Weiter heißt es über die Folgen der Pandemie und der verhängten Maßnahmen:
"Monatelang fehlender Präsenzunterricht, Homeschooling, die Reduzierung bzw. das Verbot von Sport- und Freizeitangeboten und hieraus resultierender übermäßiger Medienkonsum, Änderungen im Ernährungs- und Bewegungsverhalten, die Auseinandersetzung mit Tod und Krankheit von Angehörigen, aber auch Arbeitsplatzverlust und existenzielle Ängste der Eltern, hatten und haben einen starken, negativen Einfluss auf die Entwicklung von Heranwachsenden. Studien belegen bereits eine deutliche Zunahme psychischer Auffälligkeiten und Erkrankungen in dieser Altersgruppe (vgl. COPSY-Studie). Dazu zählen u. a. Ängste, depressive Symptome bis hin zu Suizidalität, Essstörungen, Suchtprobleme und diverse Entwicklungsdefizite und -verzögerungen (sprachlich, kognitiv, körperlich). Die aus diesem Gesamtkomplex resultierenden Belastungen für Kinder und Jugendliche sind zusätzlich in Abhängigkeit des sozioökonomischen Status mehr oder weniger stark ausgeprägt und können soziale Ungleichheiten weiter verstärken."

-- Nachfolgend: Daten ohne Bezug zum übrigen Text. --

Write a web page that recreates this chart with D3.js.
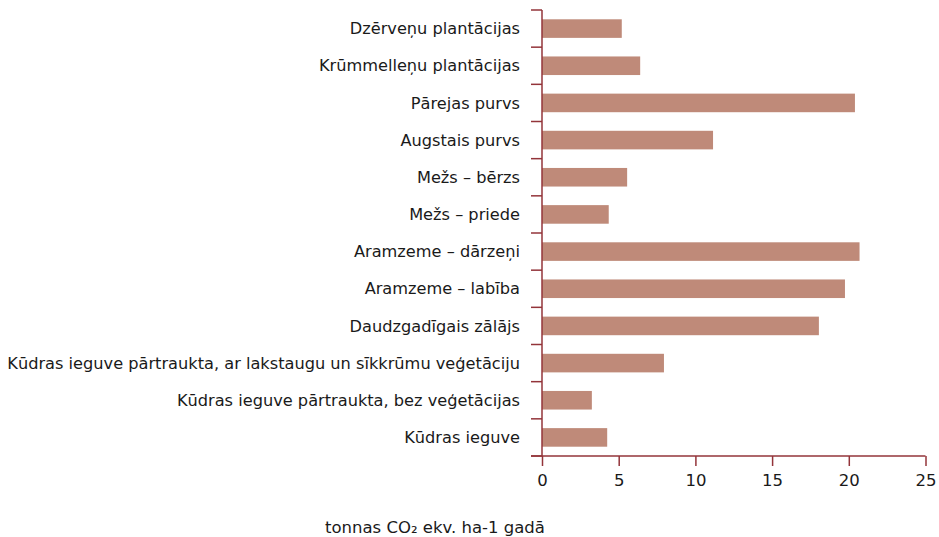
<!DOCTYPE html>
<html>
<head>
<meta charset="utf-8">
<script src="https://cdn.jsdelivr.net/npm/d3@7"></script>
<style>
  body { margin: 0; background: #fff; }
  text { font-family: "DejaVu Sans", sans-serif; fill: #1a1a1a; }
</style>
</head>
<body>
<div id="chart"></div>
<script>
// categories, top to bottom
var categories = [
  "Dzērveņu plantācijas",
  "Krūmmelleņu plantācijas",
  "Pārejas purvs",
  "Augstais purvs",
  "Mežs – bērzs",
  "Mežs – priede",
  "Aramzeme – dārzeņi",
  "Aramzeme – labība",
  "Daudzgadīgais zālājs",
  "Kūdras ieguve pārtraukta, ar lakstaugu un sīkkrūmu veģetāciju",
  "Kūdras ieguve pārtraukta, bez veģetācijas",
  "Kūdras ieguve"
];

// tonnas CO2 ekv. ha-1 gadā
var values = [5.2, 6.4, 20.4, 11.15, 5.55, 4.35, 20.7, 19.75, 18.05, 7.95, 3.25, 4.25];

var xTicks = [0, 5, 10, 15, 20, 25];
var xTitle = "tonnas CO₂ ekv. ha-1 gadā";

// svg container
var svgWidth = 939;
var svgHeight = 537;

var margin = { top: 10, right: 14, bottom: 81, left: 542 };
var width = svgWidth - margin.left - margin.right;
var height = svgHeight - margin.top - margin.bottom;

var axisColor = "#93343a";
var barColor = "#bf8a79";

var svg = d3.select("#chart").append("svg")
  .attr("width", svgWidth)
  .attr("height", svgHeight);

var chartGroup = svg.append("g")
  .attr("transform", `translate(${margin.left}, ${margin.top})`);

var xScale = d3.scaleLinear()
  .domain([0, 25])
  .range([0, 383.5]);

var yScale = d3.scaleBand()
  .domain(categories)
  .range([0, height])
  .paddingInner(0.5)
  .paddingOuter(0.25);

// bars
chartGroup.selectAll("rect")
  .data(values)
  .enter()
  .append("rect")
  .attr("x", xScale(0))
  .attr("y", (d, i) => yScale(categories[i]))
  .attr("width", d => xScale(d) - xScale(0))
  .attr("height", yScale.bandwidth())
  .attr("fill", barColor);

// category boundary ticks (between bands)
var step = yScale.step();
var boundaries = d3.range(categories.length + 1).map(i => i * step);

var yAxisG = chartGroup.append("g");
yAxisG.append("line")
  .attr("x1", 0).attr("x2", 0)
  .attr("y1", 0).attr("y2", height)
  .attr("stroke", axisColor)
  .attr("stroke-width", 1.5);
yAxisG.selectAll(".btick")
  .data(boundaries)
  .enter()
  .append("line")
  .attr("class", "btick")
  .attr("x1", -11).attr("x2", 0)
  .attr("y1", d => d).attr("y2", d => d)
  .attr("stroke", axisColor)
  .attr("stroke-width", 1.5);

// category labels
yAxisG.selectAll(".clabel")
  .data(categories)
  .enter()
  .append("text")
  .attr("class", "clabel")
  .attr("x", -22)
  .attr("y", d => yScale(d) + yScale.bandwidth() / 2)
  .attr("dy", "0.35em")
  .attr("text-anchor", "end")
  .attr("font-size", "16.2px")
  .text(d => d);

// x axis
var xAxis = d3.axisBottom(xScale)
  .tickValues(xTicks)
  .tickSize(10)
  .tickPadding(8);

var xAxisG = chartGroup.append("g")
  .attr("transform", `translate(0, ${height})`)
  .call(xAxis);

xAxisG.select(".domain").remove();
xAxisG.append("line")
  .attr("x1", -11).attr("x2", xScale(25))
  .attr("y1", 0).attr("y2", 0)
  .attr("stroke", axisColor)
  .attr("stroke-width", 1.5);
xAxisG.selectAll(".tick line")
  .attr("stroke", axisColor)
  .attr("stroke-width", 1.5);
xAxisG.selectAll(".tick text")
  .attr("font-size", "16.5px")
  .attr("font-family", "DejaVu Sans, sans-serif")
  .attr("fill", "#1a1a1a");

// axis title
svg.append("text")
  .attr("x", 435)
  .attr("y", 533)
  .attr("text-anchor", "middle")
  .attr("font-size", "16.5px")
  .text(xTitle);
</script>
</body>
</html>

Das Deutsche Ärzteblatt berichtete über den Kongress unter dem Titel: "Gesundheit von Kindern und Jugendlichen in der Coronapandemie: Die Schulschließungen waren für die meisten Kinder toxisch". Es zitierte u.a. einen Vortrag des Direktors der Universitätsklinik Hamm für Kinder- und Jugendpsychiatrie, Psychotherapie und Psychosomatik, Prof. Dr. Martin Holtmann, über die Auswirkungen der Pandemie-Maßnahmen auf die psychische Gesundheit von Kindern und Jugendlichen. Laut Holtmann zeige sich "ein deutlich höheres Level an psychischen Belastungen als vor der Pandemie". "Depressionen" würden "deutlich häufiger diagnostiziert. Bei Essstörungen sei ein Anstieg von 30 bis 40 Prozent zu verzeichnen. Auch Angst- und Zwangserkrankungen hätten zugenommen. Im Auge behalten müsse man auch die dysfunktionale Mediennutzung, die in der Pandemie angestiegen sei. Verdoppelt habe sich insbesondere bei den Jungen die Medienabhängigkeit. Zugenommen hätten seit Sommer 2021 auch die akuten Notfälle in der Kinder- und Jugendpsychiatrie, ebenso seien mehr stationäre Einweisungen zu verzeichnen."
Kitas und Schulen müssten "›bei einer möglichen nächsten Coronawelle offen bleiben‹, appellierte der Kinder- und Jugendpsychiater an die Politik", so das Ärzteblatt.